Businesses in Singapore remain supportive of the push to keep employees on beyond 65 years of age, amid the country's ongoing labour crunch.

To manage the expected higher medical costs of rehiring older workers, they are exploring ways to tap medical insurance, company bosses told The Straits Times.

Mr Jeremy Fong, managing director of Fong's Engineering, which makes medical devices, noted the higher costs associated with older staff, who may fall sick more easily.

"The overall costs would increase and no employer is happy about that because it comes back to competitiveness for the company," he said.

One option is to negotiate the overall pay package of the older worker and lower his salary slightly to offset the cost of the medical insurance coverage, he said.

Fong's Engineering has a staff of 130, with one employee aged above 65.

One company that has been able to tap medical insurance for its workers, including older ones, is restaurant chain Han's.

About 15 per cent of the firm's 460 employees are over 65 and they are covered by medical insurance.

Han's general manager Gan Yee Chin said the company's annual medical insurance costs have risen considerably from about $30,000 a decade ago to some $250,000 now.

The jump was caused by a host of factors, including having more and older workers as the company expanded.

Another factor was higher premiums per worker, he said.

Instead of focusing on the overall quantum of the medical insurance cost alone, Mr Gan said Han's keeps the insurance cost as a proportion of turnover at below 1 per cent. This helps the management to keep an eye on the workers' contribution to the business' top line, not just their costs.

 

"We can see the benefits and value-add that the older workers bring. Many of the older workers are quite healthy, so the claims in their medical history are not so high," added Mr Gan.

However, some existing workplace medical insurance arrangements do not cover older workers.

Surface finishing firm Cel Coating Industries, which employs 85 people, buys medical insurance for its staff, said director Pauline Shu. But one issue the firm is facing is that the current group insurance policy does not cover its two workers above 65.

"They have no coverage, so when they go see the doctors, or are hospitalised, the company covers the medical costs," Ms Shu said.

"It adds on to the costs, but not all costs are measured in dollars and cents because they are part of the family and they have given much to the company."

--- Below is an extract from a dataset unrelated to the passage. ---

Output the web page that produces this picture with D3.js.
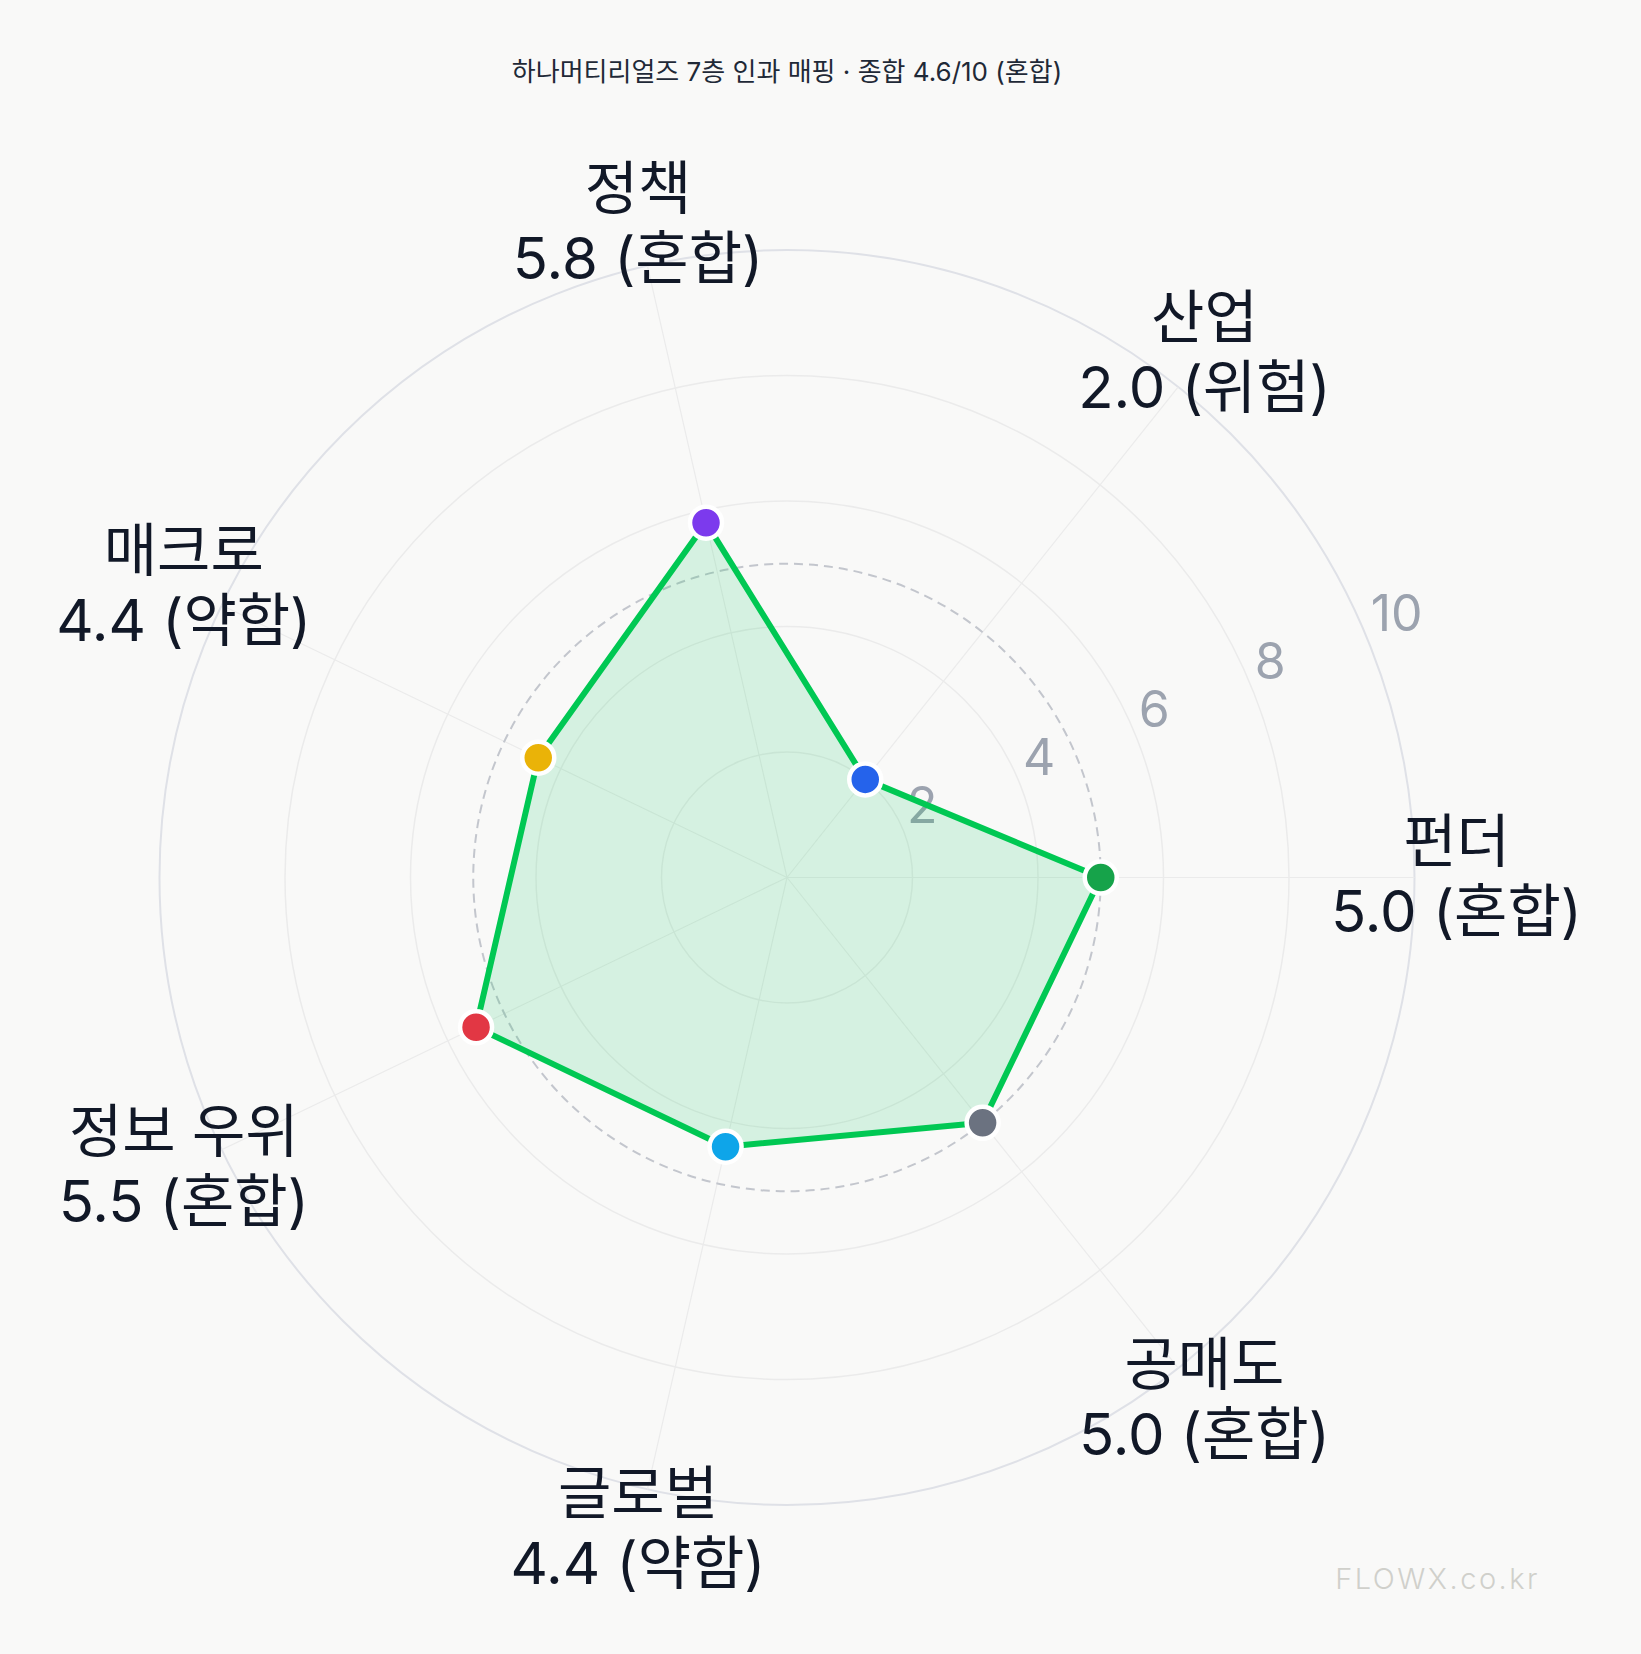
<!DOCTYPE html>
<html>
<head>
<meta charset="utf-8">
<script src="https://cdn.jsdelivr.net/npm/d3@7"></script>
<style>
html,body{margin:0;padding:0;background:#f9f9f8;}
svg{display:block;}
</style>
</head>
<body>
<script>
const categories = ["펀더", "산업", "정책", "매크로", "정보 우위", "글로벌", "공매도"];
const values = [5.0, 2.0, 5.8, 4.4, 5.5, 4.4, 5.0];
const statuses = ["혼합", "위험", "혼합", "약함", "혼합", "약함", "혼합"];
const pointColors = ["#16a34a", "#2563eb", "#7c3aed", "#eab308", "#e23744", "#0ea5e9", "#6b7280"];
const ringTicks = [2, 4, 6, 8, 10];
const midValue = 5;
const titleText = "하나머티리얼즈 7층 인과 매핑 · 종합 4.6/10 (혼합)";
const watermark = "FLOWX.co.kr";

const W = 1641, H = 1654;
const cx = 787, cy = 877.5, R = 627.5;
const FONT = "Inter, 'Noto Sans CJK KR', sans-serif";

const svg = d3.select("body").append("svg").attr("width", W).attr("height", H);
svg.append("rect").attr("width", W).attr("height", H).attr("fill", "#f9f9f8");

const r = d3.scaleLinear().domain([0, 10]).range([0, R]);
const n = categories.length;
const ang = d3.scaleLinear().domain([0, n]).range([0, 2 * Math.PI]);
const px = (i, v) => cx + r(v) * Math.cos(ang(i));
const py = (i, v) => cy - r(v) * Math.sin(ang(i));

const g = svg.append("g");

// rings
g.selectAll("circle.ring").data(ringTicks).join("circle")
  .attr("class", "ring")
  .attr("cx", cx).attr("cy", cy).attr("r", d => r(d))
  .attr("fill", "none")
  .attr("stroke", d => d === 10 ? "#dfe1e7" : "#ebebeb")
  .attr("stroke-width", d => d === 10 ? 2 : 1.5);

// axes
g.selectAll("line.axis").data(categories).join("line")
  .attr("class", "axis")
  .attr("x1", cx).attr("y1", cy)
  .attr("x2", (d, i) => px(i, 10)).attr("y2", (d, i) => py(i, 10))
  .attr("stroke", "#ebebeb").attr("stroke-width", 1.2);

// dashed midline
g.append("circle").attr("cx", cx).attr("cy", cy).attr("r", r(midValue))
  .attr("fill", "none").attr("stroke", "#c3c6cd").attr("stroke-width", 2)
  .attr("stroke-dasharray", "9,6");

// tick labels
const tickAng = Math.PI / 8;
g.selectAll("text.tick").data(ringTicks).join("text")
  .attr("class", "tick")
  .attr("x", d => cx + r(d) * Math.cos(tickAng) + 4)
  .attr("y", d => cy - r(d) * Math.sin(tickAng) - 24)
  .attr("text-anchor", "start").attr("dominant-baseline", "central")
  .attr("font-family", FONT).attr("font-size", 50)
  .attr("fill", "#9ca3af")
  .text(d => d);

// polygon
const line = d3.line().curve(d3.curveLinearClosed);
const pts = values.map((v, i) => [px(i, v), py(i, v)]);
g.append("path").attr("d", line(pts))
  .attr("fill", "#00c853").attr("fill-opacity", 0.14)
  .attr("stroke", "#00c853").attr("stroke-width", 6)
  .attr("stroke-linejoin", "round");

// points
g.selectAll("circle.pt").data(values).join("circle")
  .attr("class", "pt")
  .attr("cx", (d, i) => px(i, d)).attr("cy", (d, i) => py(i, d))
  .attr("r", 16)
  .attr("fill", (d, i) => pointColors[i])
  .attr("stroke", "#ffffff").attr("stroke-width", 4.5);

// labels
const LR = R * 1.067;
const lab = g.selectAll("text.lab").data(categories).join("text")
  .attr("class", "lab")
  .attr("x", (d, i) => cx + LR * Math.cos(ang(i)))
  .attr("y", (d, i) => cy - LR * Math.sin(ang(i)))
  .attr("text-anchor", "middle")
  .attr("font-family", FONT).attr("font-size", 58)
  .attr("fill", "#111827");
lab.append("tspan")
  .attr("x", (d, i) => cx + LR * Math.cos(ang(i)))
  .attr("dy", -16)
  .text(d => d);
lab.append("tspan")
  .attr("x", (d, i) => cx + LR * Math.cos(ang(i)))
  .attr("dy", 70)
  .text((d, i) => `${values[i].toFixed(1)} (${statuses[i]})`);

// title
svg.append("text").attr("x", cx).attr("y", 81)
  .attr("text-anchor", "middle")
  .attr("font-family", FONT).attr("font-size", 26)
  .attr("fill", "#1f2937")
  .text(titleText);

// watermark
svg.append("text").attr("x", 1540).attr("y", 1589)
  .attr("text-anchor", "end")
  .attr("font-family", FONT).attr("font-size", 29).attr("font-weight", 300)
  .attr("letter-spacing", 2.5)
  .attr("fill", "#d0d0cb")
  .text(watermark);
</script>
</body>
</html>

The Government has led a push to encourage firms to voluntarily rehire workers past the age of 65 before legislation kicks in to raise the re-employment age to 67.

Giving firms help to foot the medical costs of older workers, such as subsidies for insurance premiums, has been mooted by bosses as a possibility to incentivise more firms to rehire older workers.

A worker above 65, however, will enter into a new insurance coverage age band that typically places them in the 66 to 70 years old grouping, entailing a hike in insurance premiums.

Insurers say group insurance policies, unlike individual policies, can smooth out the spike in premiums for older workers.

Tokio Marine Life Insurance Singapore chief executive Lance Tay said: "Unlike the premiums paid by individuals, which can vary greatly based on the age profile, the insurance premiums to be paid for an older worker would not have a large impact on companies because the age profile of a company's workforce tends to change very gradually from year to year."

He added that firms can consider cost-saving features such as co-payments by workers in the group insurance programmes.

Some group policies could also cover workers up to 70 or beyond. Premiums for such policies would also take into account other factors like claims history, not just age.

Ms Susan Ong, senior manager for the group and health division at NTUC Income, said: "While a group that has a larger group of older policyholders is more likely to make more claims and, as a result, worsen the claims experience, age is in itself not a key determining factor of group insurance premiums."